**Given exercise**
Within the entries below, find the portion that opens with the line containing "Reproduce this chart with Apache ECharts." and closes with the line containing "var caseTicks = [0,20,40,60,80,100];". Retype that portion exactly and only.

# Entries provided start

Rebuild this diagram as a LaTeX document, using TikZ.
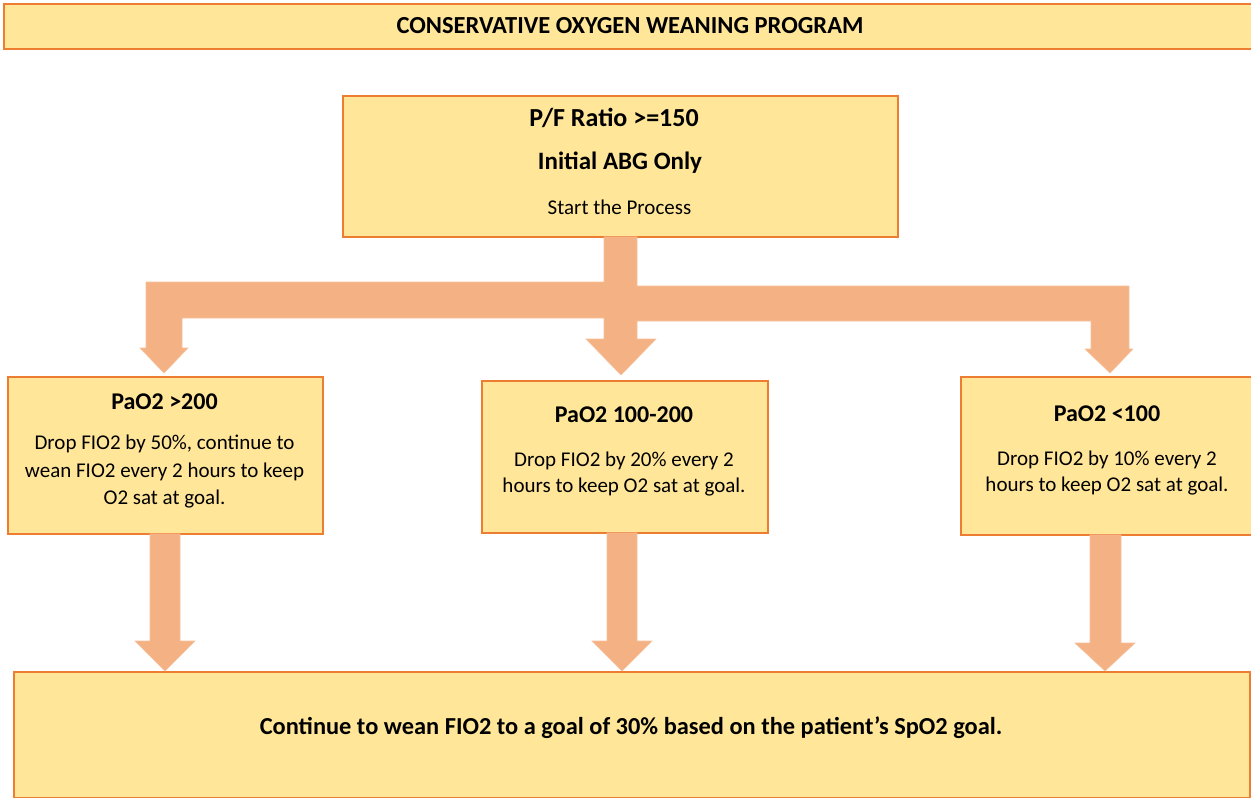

# Entries provided end
# Entries provided start

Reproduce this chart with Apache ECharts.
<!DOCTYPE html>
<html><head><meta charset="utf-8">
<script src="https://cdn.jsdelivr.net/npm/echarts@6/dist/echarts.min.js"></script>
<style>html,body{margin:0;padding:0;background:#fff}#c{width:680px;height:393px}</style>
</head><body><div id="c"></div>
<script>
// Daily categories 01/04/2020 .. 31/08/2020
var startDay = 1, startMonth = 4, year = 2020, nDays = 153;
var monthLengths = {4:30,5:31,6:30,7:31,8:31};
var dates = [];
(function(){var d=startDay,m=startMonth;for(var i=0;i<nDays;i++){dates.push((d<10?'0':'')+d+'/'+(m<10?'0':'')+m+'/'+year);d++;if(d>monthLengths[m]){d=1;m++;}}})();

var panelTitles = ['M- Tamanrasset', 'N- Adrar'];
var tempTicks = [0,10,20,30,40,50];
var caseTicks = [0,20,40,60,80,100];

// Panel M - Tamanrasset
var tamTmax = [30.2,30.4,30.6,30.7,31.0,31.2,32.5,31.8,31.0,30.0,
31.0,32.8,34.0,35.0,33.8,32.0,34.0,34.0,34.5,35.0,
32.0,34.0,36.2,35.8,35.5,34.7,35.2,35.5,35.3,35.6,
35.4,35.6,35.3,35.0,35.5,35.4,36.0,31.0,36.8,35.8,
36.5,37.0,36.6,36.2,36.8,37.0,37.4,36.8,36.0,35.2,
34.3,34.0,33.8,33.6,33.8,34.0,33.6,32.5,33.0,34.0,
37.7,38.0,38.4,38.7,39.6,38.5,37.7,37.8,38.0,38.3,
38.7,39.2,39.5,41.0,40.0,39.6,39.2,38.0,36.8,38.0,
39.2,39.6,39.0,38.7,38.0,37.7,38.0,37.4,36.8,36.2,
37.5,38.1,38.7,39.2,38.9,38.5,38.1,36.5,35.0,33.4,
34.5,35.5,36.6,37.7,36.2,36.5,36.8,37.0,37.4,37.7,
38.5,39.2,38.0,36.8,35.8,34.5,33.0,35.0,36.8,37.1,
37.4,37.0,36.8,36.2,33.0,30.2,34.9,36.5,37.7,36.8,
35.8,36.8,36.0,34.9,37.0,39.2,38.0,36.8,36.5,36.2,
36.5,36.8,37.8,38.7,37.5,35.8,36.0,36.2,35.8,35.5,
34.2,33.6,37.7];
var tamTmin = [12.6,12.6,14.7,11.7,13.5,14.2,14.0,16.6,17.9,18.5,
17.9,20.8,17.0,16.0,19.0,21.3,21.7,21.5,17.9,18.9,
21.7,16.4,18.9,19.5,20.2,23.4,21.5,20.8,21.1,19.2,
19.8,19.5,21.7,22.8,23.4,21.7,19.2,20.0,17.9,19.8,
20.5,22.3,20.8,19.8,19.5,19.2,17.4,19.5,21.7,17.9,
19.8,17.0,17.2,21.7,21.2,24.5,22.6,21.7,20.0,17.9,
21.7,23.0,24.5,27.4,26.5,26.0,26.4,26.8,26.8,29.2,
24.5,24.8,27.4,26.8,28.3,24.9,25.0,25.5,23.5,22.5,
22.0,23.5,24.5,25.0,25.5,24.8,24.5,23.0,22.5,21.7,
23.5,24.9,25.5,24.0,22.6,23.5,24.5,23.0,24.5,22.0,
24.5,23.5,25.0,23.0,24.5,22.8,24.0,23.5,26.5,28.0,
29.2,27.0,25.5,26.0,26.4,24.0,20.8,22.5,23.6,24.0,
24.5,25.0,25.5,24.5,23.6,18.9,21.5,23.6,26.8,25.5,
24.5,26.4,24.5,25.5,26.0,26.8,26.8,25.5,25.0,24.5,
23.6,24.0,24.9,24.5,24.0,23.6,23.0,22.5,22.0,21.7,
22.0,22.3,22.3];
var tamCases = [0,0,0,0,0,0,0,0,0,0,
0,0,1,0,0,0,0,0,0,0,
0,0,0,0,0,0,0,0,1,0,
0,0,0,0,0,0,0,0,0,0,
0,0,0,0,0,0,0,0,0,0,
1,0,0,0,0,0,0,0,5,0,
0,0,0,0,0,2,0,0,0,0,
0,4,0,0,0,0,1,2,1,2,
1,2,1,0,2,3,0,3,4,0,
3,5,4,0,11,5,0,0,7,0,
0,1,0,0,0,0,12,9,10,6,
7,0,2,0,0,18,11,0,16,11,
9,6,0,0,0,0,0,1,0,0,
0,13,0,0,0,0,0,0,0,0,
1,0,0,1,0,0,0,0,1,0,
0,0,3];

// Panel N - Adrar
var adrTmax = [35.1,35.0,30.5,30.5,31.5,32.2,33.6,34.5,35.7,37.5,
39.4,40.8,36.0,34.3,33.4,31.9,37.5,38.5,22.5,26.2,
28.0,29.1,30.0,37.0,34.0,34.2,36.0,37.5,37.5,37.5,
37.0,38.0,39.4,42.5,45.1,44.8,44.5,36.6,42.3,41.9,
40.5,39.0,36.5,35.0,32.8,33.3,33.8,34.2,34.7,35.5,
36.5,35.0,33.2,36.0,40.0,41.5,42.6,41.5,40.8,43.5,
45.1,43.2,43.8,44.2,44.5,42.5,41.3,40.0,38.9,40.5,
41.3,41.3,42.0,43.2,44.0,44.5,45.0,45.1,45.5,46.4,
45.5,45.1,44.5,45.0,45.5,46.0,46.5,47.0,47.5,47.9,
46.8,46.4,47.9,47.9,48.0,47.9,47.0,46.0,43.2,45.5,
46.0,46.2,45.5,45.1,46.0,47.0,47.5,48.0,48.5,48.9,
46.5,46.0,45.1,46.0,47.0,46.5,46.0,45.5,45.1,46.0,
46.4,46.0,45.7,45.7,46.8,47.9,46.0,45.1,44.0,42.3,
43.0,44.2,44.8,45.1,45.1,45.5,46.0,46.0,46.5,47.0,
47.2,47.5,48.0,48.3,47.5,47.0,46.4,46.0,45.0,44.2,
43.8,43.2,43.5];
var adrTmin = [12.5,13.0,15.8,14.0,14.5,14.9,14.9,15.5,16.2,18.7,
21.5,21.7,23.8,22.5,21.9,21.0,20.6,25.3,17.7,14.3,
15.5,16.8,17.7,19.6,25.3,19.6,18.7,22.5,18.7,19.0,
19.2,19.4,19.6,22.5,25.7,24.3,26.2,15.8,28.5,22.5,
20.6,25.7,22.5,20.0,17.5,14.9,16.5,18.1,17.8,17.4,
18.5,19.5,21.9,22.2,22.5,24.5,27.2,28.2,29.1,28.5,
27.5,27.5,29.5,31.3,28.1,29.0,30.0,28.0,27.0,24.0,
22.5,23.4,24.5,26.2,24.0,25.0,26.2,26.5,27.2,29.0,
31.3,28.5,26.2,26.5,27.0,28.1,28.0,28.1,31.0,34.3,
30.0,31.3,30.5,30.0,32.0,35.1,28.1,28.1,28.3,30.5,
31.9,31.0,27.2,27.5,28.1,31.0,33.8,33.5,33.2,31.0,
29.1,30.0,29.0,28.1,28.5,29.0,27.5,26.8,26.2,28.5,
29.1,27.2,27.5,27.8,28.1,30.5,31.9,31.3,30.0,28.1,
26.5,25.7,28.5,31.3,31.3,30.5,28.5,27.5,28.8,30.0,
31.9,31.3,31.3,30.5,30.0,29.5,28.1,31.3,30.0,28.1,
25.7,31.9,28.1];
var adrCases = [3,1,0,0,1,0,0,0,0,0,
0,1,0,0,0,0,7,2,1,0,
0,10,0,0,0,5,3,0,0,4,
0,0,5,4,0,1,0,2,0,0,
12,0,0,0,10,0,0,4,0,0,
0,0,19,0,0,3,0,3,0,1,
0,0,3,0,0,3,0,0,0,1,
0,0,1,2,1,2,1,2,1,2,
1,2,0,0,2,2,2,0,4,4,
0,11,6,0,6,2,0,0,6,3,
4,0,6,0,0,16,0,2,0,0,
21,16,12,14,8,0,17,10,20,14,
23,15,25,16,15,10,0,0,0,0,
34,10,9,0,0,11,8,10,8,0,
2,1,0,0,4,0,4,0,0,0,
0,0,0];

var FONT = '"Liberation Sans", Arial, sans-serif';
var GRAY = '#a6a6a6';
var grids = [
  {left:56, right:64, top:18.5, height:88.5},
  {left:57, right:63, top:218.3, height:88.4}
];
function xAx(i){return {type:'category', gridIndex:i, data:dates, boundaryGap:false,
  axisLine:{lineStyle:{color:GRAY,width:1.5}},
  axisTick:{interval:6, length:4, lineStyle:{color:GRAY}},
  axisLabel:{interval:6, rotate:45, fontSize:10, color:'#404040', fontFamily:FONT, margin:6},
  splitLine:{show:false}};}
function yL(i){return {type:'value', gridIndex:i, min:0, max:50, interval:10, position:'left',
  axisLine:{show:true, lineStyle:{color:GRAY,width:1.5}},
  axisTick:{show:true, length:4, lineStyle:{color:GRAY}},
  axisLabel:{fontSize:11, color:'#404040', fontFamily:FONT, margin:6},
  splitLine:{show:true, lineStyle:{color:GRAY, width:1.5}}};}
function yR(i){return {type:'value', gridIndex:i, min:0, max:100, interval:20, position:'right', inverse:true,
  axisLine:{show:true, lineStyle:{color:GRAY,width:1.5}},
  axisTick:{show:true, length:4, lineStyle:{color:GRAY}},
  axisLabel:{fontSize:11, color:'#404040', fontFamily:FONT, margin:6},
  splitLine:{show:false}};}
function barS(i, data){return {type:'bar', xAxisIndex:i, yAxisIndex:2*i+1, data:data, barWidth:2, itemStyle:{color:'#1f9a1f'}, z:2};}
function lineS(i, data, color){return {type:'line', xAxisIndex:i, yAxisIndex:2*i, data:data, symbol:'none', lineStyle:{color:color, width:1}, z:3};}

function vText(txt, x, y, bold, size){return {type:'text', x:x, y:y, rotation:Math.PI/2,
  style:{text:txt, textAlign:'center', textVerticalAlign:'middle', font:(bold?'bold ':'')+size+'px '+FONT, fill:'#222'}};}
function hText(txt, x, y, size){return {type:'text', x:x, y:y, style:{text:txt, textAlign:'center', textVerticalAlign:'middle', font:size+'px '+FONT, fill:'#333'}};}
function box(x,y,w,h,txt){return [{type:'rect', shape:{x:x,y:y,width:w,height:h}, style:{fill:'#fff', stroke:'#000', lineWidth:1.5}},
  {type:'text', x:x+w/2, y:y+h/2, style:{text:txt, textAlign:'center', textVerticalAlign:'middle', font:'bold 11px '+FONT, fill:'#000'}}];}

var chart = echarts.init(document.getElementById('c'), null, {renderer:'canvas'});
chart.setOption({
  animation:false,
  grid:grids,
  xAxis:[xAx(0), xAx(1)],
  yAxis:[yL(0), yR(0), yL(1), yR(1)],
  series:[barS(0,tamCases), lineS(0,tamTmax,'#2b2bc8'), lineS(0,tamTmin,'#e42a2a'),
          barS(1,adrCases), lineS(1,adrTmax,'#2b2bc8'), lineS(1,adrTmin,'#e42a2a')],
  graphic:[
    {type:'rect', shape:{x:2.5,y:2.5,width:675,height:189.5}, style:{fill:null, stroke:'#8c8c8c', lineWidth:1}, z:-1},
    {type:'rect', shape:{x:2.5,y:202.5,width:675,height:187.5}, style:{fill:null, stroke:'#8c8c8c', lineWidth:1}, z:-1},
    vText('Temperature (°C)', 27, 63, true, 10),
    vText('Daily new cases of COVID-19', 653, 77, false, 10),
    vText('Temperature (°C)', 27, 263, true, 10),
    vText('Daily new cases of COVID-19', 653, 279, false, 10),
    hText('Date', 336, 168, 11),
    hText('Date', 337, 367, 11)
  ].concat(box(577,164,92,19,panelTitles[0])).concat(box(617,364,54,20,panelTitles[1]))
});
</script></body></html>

# Entries provided end

**Written response**
Reproduce this chart with Apache ECharts.
<!DOCTYPE html>
<html><head><meta charset="utf-8">
<script src="https://cdn.jsdelivr.net/npm/echarts@6/dist/echarts.min.js"></script>
<style>html,body{margin:0;padding:0;background:#fff}#c{width:680px;height:393px}</style>
</head><body><div id="c"></div>
<script>
// Daily categories 01/04/2020 .. 31/08/2020
var startDay = 1, startMonth = 4, year = 2020, nDays = 153;
var monthLengths = {4:30,5:31,6:30,7:31,8:31};
var dates = [];
(function(){var d=startDay,m=startMonth;for(var i=0;i<nDays;i++){dates.push((d<10?'0':'')+d+'/'+(m<10?'0':'')+m+'/'+year);d++;if(d>monthLengths[m]){d=1;m++;}}})();

var panelTitles = ['M- Tamanrasset', 'N- Adrar'];
var tempTicks = [0,10,20,30,40,50];
var caseTicks = [0,20,40,60,80,100];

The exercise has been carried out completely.